Giving Jerry shoes meant that they got the desired exposure — from early promo shots in Delta Force St Lows to breaking out cardinal Jordan VIIs for Playboy. He genuinely appeared to be a fan, but he wore the things rather than coveting them. This was a time when retro wasn’t an emphasis for lifestyle wear.

The main cast may have been whiter-than-white, but those Agassi Tech Challenge IIIs, Lava Flows or "scream green" and "purple punch" Huaraches were far from it. Nothing too insane, but the kind of models that a connoisseur appreciates. By 1994, the show could have a couple of sightings per episode. With his escalating wealth, those picks of tennis shoes were probably getting plenty of play in the backyard of a palatial pad.
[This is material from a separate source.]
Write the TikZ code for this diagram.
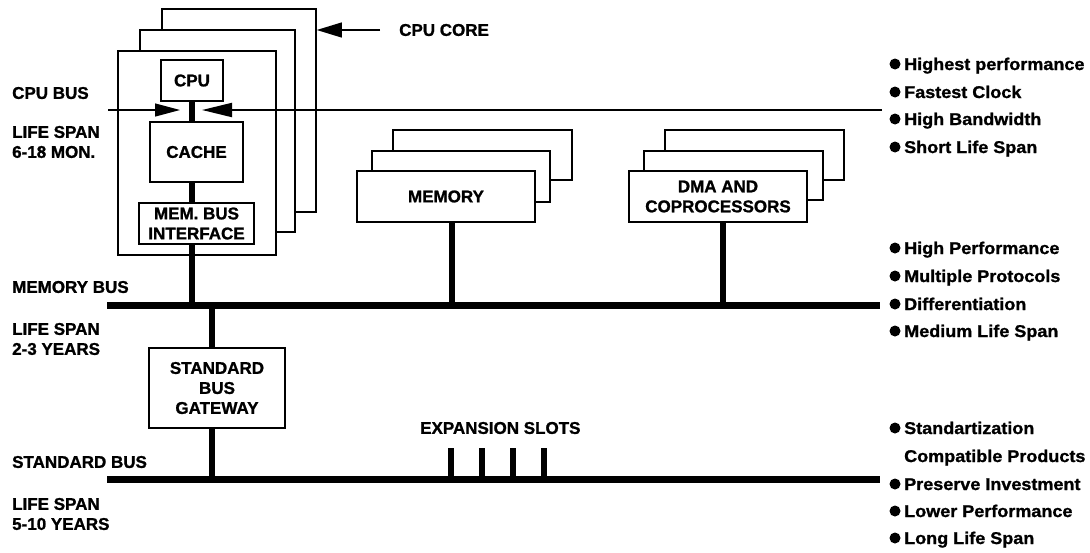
\documentclass[tikz,border=0pt]{standalone}
\usepackage{fontspec}
\setmainfont{Liberation Sans}[BoldFeatures={FakeBold=1.2}]
\newfontfamily\widefont{Liberation Sans}[FakeStretch=1.06, BoldFeatures={FakeBold=1.2}]
\usetikzlibrary{arrows.meta}
\begin{document}
\begin{tikzpicture}[x=1pt,y=-1pt,
  font=\fontsize{17}{20}\selectfont\bfseries,
  box/.style={draw, line width=1.6pt, fill=white, inner sep=0pt, align=center},
  bus/.style={line width=7pt},
  link/.style={line width=6.5pt},
  lbl/.style={anchor=west, inner sep=0pt, align=left},
  item/.style={anchor=base west, inner sep=0pt, font=\fontsize{17}{20}\selectfont\widefont\bfseries},
  dot/.style={circle, fill, inner sep=0pt, minimum size=11pt}
]
\useasboundingbox (0,0) rectangle (1090,552);

% ---------- CPU core stack ----------
\node[box, minimum width=154pt, minimum height=203pt] (core3) at (239,110.5) {};
\node[box, minimum width=155pt, minimum height=202pt] (core2) at (217.5,131) {};
\node[box, minimum width=158pt, minimum height=204pt] (core1) at (197,153) {};

\node[box, minimum width=62pt, minimum height=41pt] (cpu) at (192,80.5) {CPU};
\node[box, minimum width=93pt, minimum height=60pt] (cache) at (196.5,152) {CACHE};
\node[box, line width=2.5pt, minimum width=115pt, minimum height=41pt] (mbi) at (196.5,223.5) {MEM. BUS\\INTERFACE};

% ---------- memory stack ----------
\node[box, minimum width=179pt, minimum height=50pt] (mem3) at (482.5,155) {};
\node[box, minimum width=178pt, minimum height=51pt] (mem2) at (461,176.5) {};
\node[box, minimum width=178pt, minimum height=51pt] (mem1) at (446,196.5) {MEMORY};

% ---------- DMA stack ----------
\node[box, minimum width=179pt, minimum height=50pt] (dma3) at (754.5,155) {};
\node[box, minimum width=179pt, minimum height=49pt] (dma2) at (733.5,175.5) {};
\node[box, minimum width=178pt, minimum height=51pt] (dma1) at (718,196.5) {DMA AND\\COPROCESSORS};

% ---------- gateway ----------
\node[box, minimum width=136pt, minimum height=80pt] (gw) at (217,388) {STANDARD\\BUS\\GATEWAY};

% ---------- buses ----------
\coordinate (mbL) at (107,305);
\coordinate (mbR) at (880,305);
\coordinate (sbL) at (107,479);
\coordinate (sbR) at (880,479);
\draw[bus] (mbL) -- (mbR);
\draw[bus] (sbL) -- (sbR);

% ---------- links ----------
\draw[link] (cpu.south) -- (cpu.south |- cache.north);
\draw[link] (cpu.south |- cache.south) -- (cpu.south |- mbi.north);
\draw[link] (cpu.south |- mbi.south) -- (cpu.south |- mbL);
\draw[link] ([xshift=6pt]mem1.south) -- ([xshift=6pt]mem1.south |- mbL);
\draw[link] ([xshift=5pt]dma1.south) -- ([xshift=5pt]dma1.south |- mbL);
\draw[link] ([xshift=-5pt]gw.north |- mbL) -- ([xshift=-5pt]gw.north);
\draw[link] ([xshift=-5pt]gw.south) -- ([xshift=-5pt]gw.south |- sbL);

% expansion slots
\coordinate (slot1) at (451,448);
\coordinate (slot2) at (482,448);
\coordinate (slot3) at (513,448);
\coordinate (slot4) at (544,448);
\foreach \s in {slot1,slot2,slot3,slot4}
  \draw[line width=6pt] (\s) -- (\s |- sbL);

% ---------- CPU bus ----------
\coordinate (cbL) at (108,110);
\coordinate (cbR) at (882,110);
\coordinate (tipL) at (180,110);
\coordinate (tipR) at (202,110);
\draw[line width=1.2pt, -{Triangle[length=25pt,width=13pt]}] (cbL) -- (tipL);
\draw[line width=2pt, -{Triangle[length=30pt,width=14pt]}] (cbR) -- (tipR);

% ---------- CPU core label ----------
\node[lbl] (corelbl) at (399,30) {CPU CORE};
\coordinate (ccStart) at (380,30);
\draw[line width=1.2pt, -{Triangle[length=25pt,width=15pt]}] (ccStart) -- (core3.east |- ccStart);

% ---------- left labels ----------
\node[lbl] (l1) at (12,93) {CPU BUS};
\node[lbl] (l2) at (12,142) {LIFE SPAN\\6-18 MON.};
\node[lbl] (l3) at (12,287) {MEMORY BUS};
\node[lbl] (l4) at (12,339) {LIFE SPAN\\2-3 YEARS};
\node[lbl] (l5) at (12,462) {STANDARD BUS};
\node[lbl] (l6) at (12,514) {LIFE SPAN\\5-10 YEARS};
\node[lbl] (expl) at (420,428) {EXPANSION SLOTS};

% ---------- right column ----------
\foreach \y/\t [count=\i] in {
   64/Highest performance,
   92/Fastest Clock,
   119/High Bandwidth,
   147/Short Life Span,
   248/High Performance,
   276/Multiple Protocols,
   304/Differentiation,
   331/Medium Life Span,
   428/Standartization,
   484/Preserve Investment,
   511/Lower Performance,
   538/Long Life Span}{
  \node[dot] (b\i) at (895,\y) {};
  \node[item] (t\i) at (904,\y+6) {\t};
}
\node[item] (tcp) at (904,462) {Compatible Products};
\end{tikzpicture}
\end{document}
Then, something seemed to go down. Did network regulations shift? After season six, overt shots of Jerry’s Nikes seemed confined to very specific sporting scenes—on tennis courts or the gym with Izzy Mandlebaum. George Costanza’s Cortez (Costanza originally wore Reeboks) were still a regular sighting and Newman seemed to get a lot of wear out of his Air Structure IIs (despite their intense rivalry, both he and Jerry owned the same shoes) until the very end.

Post-Seinfeld, bar an unexpected shift to New Balance with a pair of the 800 series trail shoes, Jerry’s obsession never seemed to diminish. In the mid 2000s, a friend of mine working at the New York NIKEiD Studio at 255 Elizabeth Street reported that Seinfeld was a regular visitor. On being asked why he opted for the oft-maligned Shox so often, he reportedly shrugged and announced, with that familiar escalating high pitch, “I love the Shox!” That preoccupation with the boing technology is evident in Comedians in Cars Getting Coffee, where it looks like he’s wearing the fruits of those design sessions—gold to hang out with Steve Harvey, a pair that matches the white, green and blue of a 1979 VW Beetle police car, a makeup to coordinate with a Tahiti blue 1976 Lamborghini Countach, or the editions he made to match the hand formed aluminium of his 1949 Porsche 356/2. True Oligarch maneuvers.

Okay, so Jim Courier might have brought the Air Resistance to a global TV audience months before Jerry got to do it, and he wore the grape Vs to the chemists after MJ had immortalized them on a cereal packet, but this comedian’s co-sign was important. And who else was on primetime in a pair of Air Madas and Escapes? By never cowing to any notion of cool, Jerry Seinfeld was as hip as it ever got. While to see him in boutiques looking at retro shoes makes me feel melancholic, in a world where someone would actually call themselves influencers and brand ambassadors on LinkedIn and everyone’s keen to do everything else with their shoes—drawing them, putting them on a t-shirt, giving them a little party and taking pretty pictures—except actually wearing them to the ground, Seinfeld is more relevant than ever.

Just don’t call it normcore. That was a misinterpreted trend forecast term wrecked by clueless style editors and ironists. Jerry wore what he felt like wearing, but he knew a great sneaker when he saw it, and that’s what makes him the ultimate ambassador for the damned things. Plus, his character got laid significantly more than anybody who ever referred to themselves as an influencer in their social media bio.

Seinfeld had the perfect answer to queries regarding the constant lack of footwear formality. Levine’s book recounts Seinfeld’s response to being quizzed by Entertainment Weekly about his choice of shoes, "If someone says, 'Hey, do you want to play a game of touch football in the street?’ I don’t have to go home and change.”